Dans l’anthropologie biblique « les os » expriment un élément essentiel du corps; étant donné que les Hébreux ne font aucune différence précise entre « corps » et « âme » (le corps était considéré comme manifestation extérieure de la personnalité), les « os » signifiaient simplement par synecdoque, l' »être » humain Ps 139,15: « Mes os ne t’étaient pas cachés »). On peut donc comprendre « os de mes os » dans un sens de relation, comme « être de mon être ». « Chair de ma chair » signifie que tout en ayant des caractéristiques différentes la femme et l’homme ont une personnalité strictement identique.
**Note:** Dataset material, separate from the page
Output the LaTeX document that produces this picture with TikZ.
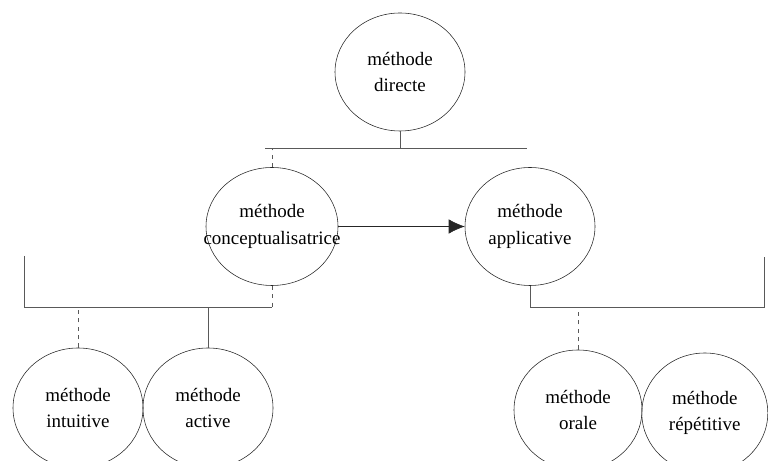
\documentclass[tikz,border=0pt]{standalone}
\usepackage{fontspec}
\setmainfont{Liberation Serif}
\usetikzlibrary{shapes.geometric,arrows.meta}

\begin{document}
\begin{tikzpicture}[meth/.style={ellipse, draw=black!85, thin, minimum width=3.25cm, minimum height=2.95cm, inner sep=0pt, align=center, font=\fontsize{13.5}{19}\selectfont},
		link/.style={draw=black!65, thin}]
		\useasboundingbox (0,0) rectangle (19.2,11.525);
		\clip (0,0) rectangle (19.2,11.525);

		\node[meth] (directe) at (10,9.725) {méthode\\directe};
		\node[meth, minimum width=3.3cm] (concept) at (6.8,5.8625) {méthode\\\makebox[0pt]{conceptualisatrice}};
		\node[meth] (applic) at (13.25,5.8625) {méthode\\applicative};
		\node[meth, minimum height=3cm] (intuitive) at (1.95,1.325) {méthode\\intuitive};
		\node[meth, minimum height=3cm] (active) at (5.2,1.325) {méthode\\active};
		\node[meth, minimum width=3.2cm, minimum height=3cm] (orale) at (14.45,1.275) {méthode\\orale};
		\node[meth, minimum width=3.15cm, minimum height=3cm] (repetitive) at (17.62,1.2) {méthode\\répétitive};

		\coordinate (barL) at (6.625,7.825);
		\coordinate (barR) at (13.175,7.825);
		\coordinate (lowL) at (0.6,5.125);
		\coordinate (lowbarL) at (6.8,3.85);
		\coordinate (lowR) at (19.1,5.1);
		\coordinate (lowbarR) at (19.1,3.85);

		\draw[link] (directe.south) -- (directe.south |- barL);
		\draw[link] (barL) -- (barR);
		\draw[link, dashed] (concept.north) -- (concept.north |- barL);
		\draw[link, draw=black!85, -{Latex[length=4mm,width=3.6mm]}] (concept) -- (applic);

		\draw[link] (lowL) |- (lowbarL);
		\draw[link, dashed] (concept.south) -- (lowbarL);
		\draw[link, dashed] (intuitive.north) -- (intuitive.north |- lowbarL);
		\draw[link] (active.north) -- (active.north |- lowbarL);

		\draw[link] (applic.south) |- (lowbarR) -- (lowR);
		\draw[link, dashed] (orale.north) -- (orale.north |- lowbarR);
	\end{tikzpicture}
\end{document}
Dans le « chant nuptial » du premier homme, l’expression « os de mes os, chair de ma chair » est une forme de superlatif, souligné en outre par la triple répétition de « celle-ci ».

(*****) Il est difficile de traduire exactement l’expression hébraïque cezer keneg dô qu’on rend de diverses manières dans les langues européennes, par exemple en latin: adjutorium ei conveniens sicut oportebat juxta eum; en allemand: eine Hilfe…, die ihm entspricht; en français: une aide qui soit semblable à lui; en italien: un aiuto che gli sia simile; en espagnol: como el que le ayude; en anglais: a helper for him: en polonais: odopowicdnia allo mego promoc. Comme le terme « aide » semble suggérer le concept de « complémentarité » ou mieux de « correspondance exacte », le terme « semblable » se rattache plutôt au concept de « similitude », mais dans un autre sens que celui de la ressemblance de l’homme avec Dieu.